An LPC is a professional counselor that only has a Master's degree. They can accept 3rd party payments and often, depending on the state regulations, have to be supervised by a licensed Ph.D. psychologist. Some states do not see them as professionals and some do. They do counseling just as anyone that does counseling does. They do not usually do anything different.

The main thing to understand is this:

A Psychologist, Therapist, LPC, MSW, etc...are therapists. They will sit you down and want to talk. To use up your hour and help you gain insight into what is going on and help you get fixed. These docs do NOT write prescriptions. They can suggest you visit with your Psychiatrist about a particular med but it's likely they won't talk to you about meds very often.

A therapist of any sort has these different names because some can take your insurance and some can't.
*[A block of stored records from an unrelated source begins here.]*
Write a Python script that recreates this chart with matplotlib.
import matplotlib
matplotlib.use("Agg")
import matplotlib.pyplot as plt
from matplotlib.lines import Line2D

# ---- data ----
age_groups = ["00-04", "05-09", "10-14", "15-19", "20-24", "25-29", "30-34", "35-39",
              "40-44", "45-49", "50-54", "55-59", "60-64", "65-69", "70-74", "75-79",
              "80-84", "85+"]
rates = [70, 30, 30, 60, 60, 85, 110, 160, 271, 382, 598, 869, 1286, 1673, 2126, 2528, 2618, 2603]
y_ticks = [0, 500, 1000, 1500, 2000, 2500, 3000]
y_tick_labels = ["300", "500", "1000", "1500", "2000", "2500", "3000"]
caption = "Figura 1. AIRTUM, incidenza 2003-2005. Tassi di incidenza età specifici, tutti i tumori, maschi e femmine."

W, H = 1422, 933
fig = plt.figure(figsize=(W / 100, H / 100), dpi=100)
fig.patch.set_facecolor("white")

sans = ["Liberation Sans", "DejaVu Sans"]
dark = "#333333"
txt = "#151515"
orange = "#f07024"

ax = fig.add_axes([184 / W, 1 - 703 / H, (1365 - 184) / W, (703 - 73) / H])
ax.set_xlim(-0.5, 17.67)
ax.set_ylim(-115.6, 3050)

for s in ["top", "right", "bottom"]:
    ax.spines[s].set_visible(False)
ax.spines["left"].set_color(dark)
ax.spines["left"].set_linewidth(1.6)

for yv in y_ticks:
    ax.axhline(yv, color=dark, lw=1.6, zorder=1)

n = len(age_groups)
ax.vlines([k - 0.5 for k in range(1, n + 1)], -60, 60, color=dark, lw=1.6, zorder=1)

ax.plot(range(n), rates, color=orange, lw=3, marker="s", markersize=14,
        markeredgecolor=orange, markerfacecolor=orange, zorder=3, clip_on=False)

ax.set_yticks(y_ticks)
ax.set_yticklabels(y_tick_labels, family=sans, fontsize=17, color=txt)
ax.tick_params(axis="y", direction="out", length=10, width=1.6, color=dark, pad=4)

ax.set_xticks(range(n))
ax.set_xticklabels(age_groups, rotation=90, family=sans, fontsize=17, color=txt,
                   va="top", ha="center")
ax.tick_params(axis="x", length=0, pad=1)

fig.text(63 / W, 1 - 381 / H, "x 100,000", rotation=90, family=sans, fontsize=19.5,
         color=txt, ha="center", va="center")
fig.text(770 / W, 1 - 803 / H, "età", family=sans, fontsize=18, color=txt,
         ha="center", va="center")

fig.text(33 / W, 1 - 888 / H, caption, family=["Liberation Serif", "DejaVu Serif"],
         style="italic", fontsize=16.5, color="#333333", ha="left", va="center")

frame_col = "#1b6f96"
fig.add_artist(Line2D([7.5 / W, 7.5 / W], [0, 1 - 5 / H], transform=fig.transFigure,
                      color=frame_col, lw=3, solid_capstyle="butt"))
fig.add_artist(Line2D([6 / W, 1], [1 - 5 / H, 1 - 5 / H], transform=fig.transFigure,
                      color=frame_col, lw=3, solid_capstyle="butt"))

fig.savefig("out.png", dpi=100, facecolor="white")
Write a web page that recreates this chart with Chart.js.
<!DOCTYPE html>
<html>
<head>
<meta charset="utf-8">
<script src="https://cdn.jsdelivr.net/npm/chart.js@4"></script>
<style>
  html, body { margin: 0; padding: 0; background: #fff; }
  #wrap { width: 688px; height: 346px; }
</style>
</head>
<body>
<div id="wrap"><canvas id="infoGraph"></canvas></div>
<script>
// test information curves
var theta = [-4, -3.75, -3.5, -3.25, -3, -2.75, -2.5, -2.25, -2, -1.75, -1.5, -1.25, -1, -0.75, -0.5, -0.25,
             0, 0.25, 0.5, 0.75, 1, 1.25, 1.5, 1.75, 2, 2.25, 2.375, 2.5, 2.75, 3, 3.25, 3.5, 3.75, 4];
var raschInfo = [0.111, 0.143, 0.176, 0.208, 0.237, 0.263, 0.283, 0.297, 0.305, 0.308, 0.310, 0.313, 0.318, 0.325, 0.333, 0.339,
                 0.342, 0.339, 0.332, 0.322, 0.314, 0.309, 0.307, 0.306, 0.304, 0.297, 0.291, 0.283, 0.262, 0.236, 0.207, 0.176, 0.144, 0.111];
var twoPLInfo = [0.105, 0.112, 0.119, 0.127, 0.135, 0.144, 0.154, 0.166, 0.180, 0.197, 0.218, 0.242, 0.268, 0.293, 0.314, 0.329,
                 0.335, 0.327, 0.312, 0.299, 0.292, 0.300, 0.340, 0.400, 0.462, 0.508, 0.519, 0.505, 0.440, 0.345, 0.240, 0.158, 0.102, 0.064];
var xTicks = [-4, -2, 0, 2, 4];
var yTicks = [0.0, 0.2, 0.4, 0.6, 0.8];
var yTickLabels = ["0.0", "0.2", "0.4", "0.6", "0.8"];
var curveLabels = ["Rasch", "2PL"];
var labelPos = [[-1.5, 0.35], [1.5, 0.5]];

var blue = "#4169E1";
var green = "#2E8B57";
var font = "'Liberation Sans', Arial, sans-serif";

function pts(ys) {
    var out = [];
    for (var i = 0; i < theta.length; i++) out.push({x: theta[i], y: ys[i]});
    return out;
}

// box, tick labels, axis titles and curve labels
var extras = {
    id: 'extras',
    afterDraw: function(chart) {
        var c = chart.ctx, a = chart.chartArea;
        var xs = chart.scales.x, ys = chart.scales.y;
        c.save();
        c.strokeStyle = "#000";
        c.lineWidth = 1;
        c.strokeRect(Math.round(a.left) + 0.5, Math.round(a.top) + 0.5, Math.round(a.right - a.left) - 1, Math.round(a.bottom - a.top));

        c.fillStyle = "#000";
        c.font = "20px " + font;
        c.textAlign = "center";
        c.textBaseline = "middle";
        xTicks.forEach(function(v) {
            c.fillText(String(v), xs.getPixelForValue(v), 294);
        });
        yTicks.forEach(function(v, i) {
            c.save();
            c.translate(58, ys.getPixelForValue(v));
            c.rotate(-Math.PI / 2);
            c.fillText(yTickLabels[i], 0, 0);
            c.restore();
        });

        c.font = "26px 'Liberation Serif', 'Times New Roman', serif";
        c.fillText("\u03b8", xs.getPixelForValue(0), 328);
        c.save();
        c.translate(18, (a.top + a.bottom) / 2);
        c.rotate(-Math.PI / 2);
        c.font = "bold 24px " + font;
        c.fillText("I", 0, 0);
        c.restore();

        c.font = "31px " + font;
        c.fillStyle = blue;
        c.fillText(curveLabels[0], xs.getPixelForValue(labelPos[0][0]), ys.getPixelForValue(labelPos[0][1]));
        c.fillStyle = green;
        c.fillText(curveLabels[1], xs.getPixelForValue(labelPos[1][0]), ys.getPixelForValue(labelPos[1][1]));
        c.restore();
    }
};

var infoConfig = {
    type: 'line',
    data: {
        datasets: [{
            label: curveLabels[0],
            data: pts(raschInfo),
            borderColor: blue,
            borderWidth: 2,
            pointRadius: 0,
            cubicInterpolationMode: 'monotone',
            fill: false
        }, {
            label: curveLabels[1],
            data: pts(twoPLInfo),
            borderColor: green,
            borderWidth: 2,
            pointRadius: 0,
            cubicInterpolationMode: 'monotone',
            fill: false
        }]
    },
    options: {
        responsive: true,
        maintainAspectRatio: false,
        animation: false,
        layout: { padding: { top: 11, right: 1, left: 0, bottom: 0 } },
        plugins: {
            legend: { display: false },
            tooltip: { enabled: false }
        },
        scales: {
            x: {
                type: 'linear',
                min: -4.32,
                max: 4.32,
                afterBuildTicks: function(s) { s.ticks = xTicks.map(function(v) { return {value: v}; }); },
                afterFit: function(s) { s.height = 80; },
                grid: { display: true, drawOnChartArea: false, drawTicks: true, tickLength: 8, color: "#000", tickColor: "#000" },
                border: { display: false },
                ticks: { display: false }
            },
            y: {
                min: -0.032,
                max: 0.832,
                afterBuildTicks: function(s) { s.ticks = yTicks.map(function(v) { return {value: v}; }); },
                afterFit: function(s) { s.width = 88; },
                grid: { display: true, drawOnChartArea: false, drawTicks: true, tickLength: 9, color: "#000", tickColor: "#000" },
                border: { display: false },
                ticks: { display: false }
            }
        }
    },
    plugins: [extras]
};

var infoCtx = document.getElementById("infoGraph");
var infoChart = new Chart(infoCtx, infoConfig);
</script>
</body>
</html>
That's about what it comes down to. If they can get paid through insurance or they have to be paid cash. So check with your insurance company first off and see who they have a contract for services with. If they don't have a payment option for a particular person then it's up to you to pay cash or go to a different person for help.

A Psychiatrist is a medical doctor who has their medical degree then specialized in treating mental health issues. They DO NOT want to visit with you, they do NOT want to sit and talk, they MIGHT have 5 minutes scheduled for you but then they want you gone.

A Psychiatrist only writes prescriptions for you. They don't treat you for anything else.